Con l’ordinanza n. 17320 del 27 maggio 2022, la Sezione Lavoro della Cassazione ha rammentato che l’atto di conferimento di incarichi dirigenziali richiede un’adeguata motivazione delle ragioni per cui il candidato selezionato sia stato prescelto all’esito della valutazione comparativa con gli altri candidati.
Costituisce infatti orientamento consolidato quello per cui «in tema di impiego pubblico privatizzato, nell’ambito del quale anche gli atti di conferimento di incarichi dirigenziali rivestono la natura di determinazioni negoziali assunte dall’amministrazione con la capacità e i poteri del privato datore di lavoro, le norme contenute nell’art. 19, comma 1, del d.lgs. 30 marzo 2001, n. 165, obbligano l’amministrazione (…) anche per il tramite delle clausole generali di correttezza e buona fede (art. 1175 e 1375 c.c.), applicabili alla stregua dei principi di imparzialità e di buon andamento di cui all’art. 97 Cost. (…), a valutazioni anche comparative, all’adozione di adeguate forme di partecipazione ai processi decisionali, e ad esternare le ragioni giustificatrici delle scelte; laddove, pertanto, l’amministrazione non abbia fornito nessun elemento circa i criteri e le motivazioni seguiti nella scelta dei dirigenti ritenuti maggiormente idonei agli incarichi da conferire, è configurabile inadempimento contrattuale, suscettibile di produrre danno risarcibile» (Cass. 14 aprile 2008, n. 9814, cui hanno poi fatto seguito, in senso conforme, Cass. 12 ottobre 2010, n. 21088, Cass. S.U., 23 settembre 2013, n. 21671 e, più di recente, Cass. 2 febbraio 2018, n. 2603). D’altra parte, deve ritenersi che il requisito motivazionale, ove riferito ad una valutazione comparativa, per essere soddisfatto necessiti l’esplicitazione non solo delle qualità che caratterizzano la posizione del prescelto, ma anche di quelle degli altri candidati e delle ragioni per le quali, rispetto alle qualità valorizzate, essi siano stati scartati.

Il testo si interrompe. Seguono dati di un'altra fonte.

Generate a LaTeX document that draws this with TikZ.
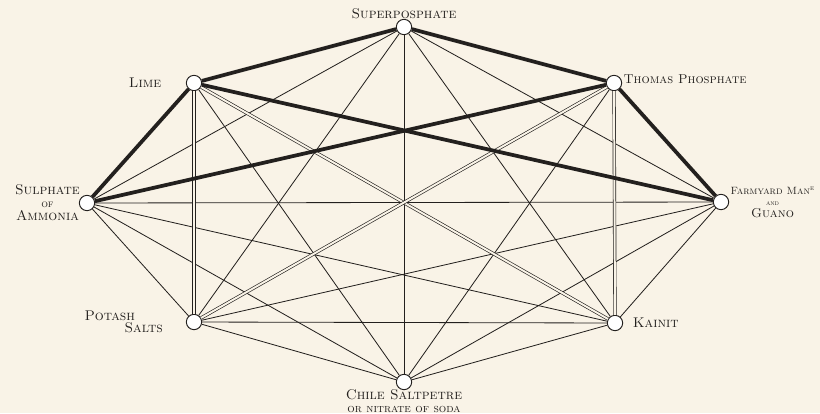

È intrinseco al derivare di tale requisito dal principio di correttezza e buona fede il fatto che il corrispondente adempimento non possa essere assolto in via meramente formale, dovendo invece rendere chiari i profili cui discrezionalmente si è ritenuto di attribuire preponderanza e, poi, le ragioni per cui, rispetto a tali profili, gli altri concorrenti fossero da ritenere meno preferibili (Cass., n. 6485 del 2021).
Nel caso in cui la motivazione sia mancante o non esprima validamente neppure i criteri su cui la P.A. ha ritenuto di fondare la scelta, non potrà che procedersi apprezzando ex novo, in via comparativa i curricula, accertando quindi se chi agisce avesse una significativa probabilità di essere prescelto e, in caso positivo, calcolando il risarcimento in misura tale da tener conto dell’incertezza comunque sussistente in un giudizio non solo prognostico, ma anche in sé ipotetico. Qualora la motivazione assunta dalla P.A. contenga, invece, almeno una valida espressione dei criteri di merito valorizzati e posti a fondamento della nomina, essendo necessario rispettare la sfera decisionale esclusiva della P.A., l’apprezzamento non potrà invece che riguardare, più limitatamente, la possibilità, ancora secondo criteri di significativa probabilità, che il corretto adempimento, e quindi la valutazione comparativa delle posizioni dei candidati esclusi in relazione ai medesimi titoli valorizzati per il prescelto, potesse portare, nei loro confronti, ad un diverso esito, su cui fondare il ristoro.